I must comment, the city I live in has this type of situation. The buses USED to have signs on them that said something like "if it weren't for this bus you'd be behind *30* cars". They had to take them down... the buses on the University campus run full, the other ones even during rush hour will run with like 15 people in them, and I've seen them go by with literally 1-2 people in them (well, 2-3 if you can't the bus driver). It turns out 15 people can't drive 30 cars 8-).
Living in the states, this won't apply to you but I have 2 comments I wish would happen here:
1) Better public transport. Locally we have buses and taxis. The buses on the university campus are great, they run at 15 minute intervals and run quite full. The ones off campus.. 1 hour intervals, and per the above they run virtually empty. IMHO they should have smaller buses that can run more frequently. I wouldn't ride the bus knowing I could be stranded for 1 hour if I miss it (it takes maybe 20 minutes to drive across town here.) 15 or even 30 minutes? I could deal with that.
2) Better cars. I drive a 2000 Buick Regal with a 3.8L V6 right now. (See my note on gallons below*) This car gets about 22MPG city and 36MPG highway (but I got over 40MPG on a recent long trip). My parent's 2000 Deville gets 24 city and 36 highway, with a 4.6L V8. If I get something like a US-spec Honda Civic (with the 4-cylinder, not V6..) it is supposed to get 30MPG city and 43.2 highway. Higher mileage, but not much higher considering the Civic is smaller, and slower (MUCH slower compared to the V8 Caddy I bet).
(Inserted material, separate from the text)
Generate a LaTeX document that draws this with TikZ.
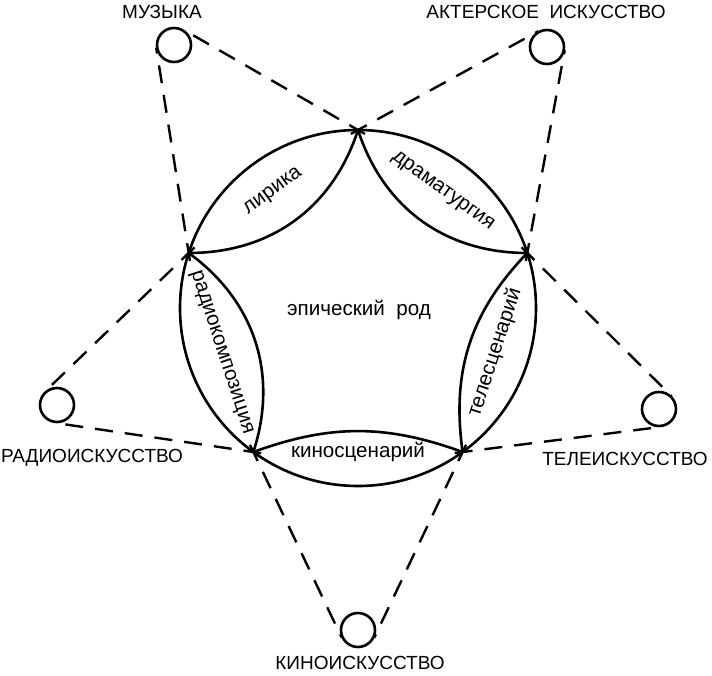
\documentclass[tikz,border=0pt]{standalone}
\usepackage{fontspec}
\setmainfont{Liberation Sans}
\usetikzlibrary{positioning,calc}
\tikzstyle{art}=[draw,circle,minimum size=17pt,inner sep=0pt,line width=1.3pt]
\tikzstyle{artname}=[font=\fontsize{9.5}{11}\selectfont]
\tikzstyle{genre}=[font=\fontsize{10.3}{12}\selectfont]
\tikzstyle{link}=[line width=1.2pt,dash pattern=on 9pt off 6pt]

\begin{document}
\begin{tikzpicture}[x=0.5pt,y=0.5pt,line width=1.3pt]
\useasboundingbox (-358,-367) rectangle (354,308);
\coordinate (c) at (0,0);
\foreach \n/\a in {1/90,2/162,3/234,4/306,5/18}
  \coordinate (v\n) at (\a:178);
\draw (c) circle (178);
% inner arcs of the petals
\draw (v1) to[bend left=36] (v2);
\draw (v2) to[bend left=36] (v3);
\draw (v3) to[bend left=20] (v4);
\draw (v4) to[bend left=26] (v5);
\draw (v5) to[bend left=36] (v1);
\path (v1) -- (v2) node[genre,midway,sloped] {лирика};
\path (v2) -- (v3) node[genre,midway,sloped] {радиокомпозиция};
\path (v3) -- (v4) node[genre,midway,sloped] {киносценарий};
\path (v4) -- (v5) node[genre,midway,sloped] {телесценарий};
\path (v5) -- (v1) node[genre,midway,sloped] {драматургия};
\node[genre] (epic) at (1,-2) {эпический\ \ род};
% arts round the star
\node[art] (mus) at (-184,263) {};
\node[art] (act) at (189,261) {};
\node[art] (tel) at (301,-101) {};
\node[art] (kin) at (0,-322) {};
\node[art] (rad) at (-301,-97) {};
\node[artname] (musname) at (-196,296) {МУЗЫКА};
\node[artname] (actname) at (188,296) {АКТЕРСКОЕ\ \ ИСКУССТВО};
\node[artname] (telname) at (267,-151) {ТЕЛЕИСКУССТВО};
\node[artname] (kinname) at (2,-355) {КИНОИСКУССТВО};
\node[artname] (radname) at (-266,-150) {РАДИОИСКУССТВО};
% dashed tangents from the vertices
\foreach \m/\v/\s in {mus/1/1,mus/2/-1,act/5/1,act/1/-1,tel/4/1,tel/5/-1,kin/3/1,kin/4/-1,rad/2/1,rad/3/-1}
  \draw[link,shorten <=-4pt] let \p1=($(v\v)-(\m.center)$),
    \n1={\s*acos(9/veclen(\x1,\y1))} in
    (v\v) -- ($(\m.center)!9pt!\n1:(v\v)$);
\end{tikzpicture}
\end{document}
The US-Spec cars, the big engines are carefully tuned to try to maximize gas mileage (not so much on SUVs but certainly on cars); small economical engines, they'll drop it in then decide "Ohhh, it needs more power for US use!", change the gearing to power gearing and tune it for power. Result? Why bother. The car still doesn't have the power it would with some bigger engine, while getting almost as low gas mileage.
One of the few smart things Bush's administration has done was to pass the new fuel economy requirements here upping the CAFE (corporate average fuel economy) from a pathetic 20MPG to 35MPG (in British gallons this goes from 24MPG to 42MPG). I'm a libertarian so I hate regulation**, but the car companies left to their own devices are doing the bare minimum -- most are right at 20.1MPG average (for *cars* -- SUVs are counted separately) and just aren't giving a lot of choices of fuel efficeint vehicles. Some technology will come out that is supposed to increase mileage 10 or 15% -- it does on European-spec cars.. the US model comes out "Oh, hey we increased power 10-15% with the same mileage as the previous model year!" Blah. Now they are finally scrambling to apply this to provide good mileage.
*Side note. 1 imperial gallon (as used in Britain) is 1.2 US gallons. This is partially why US MPG figures look so bad.. mainly it's because they are bad though. I converted the above numbers to imperial MPG so they'd compare with what others have posted.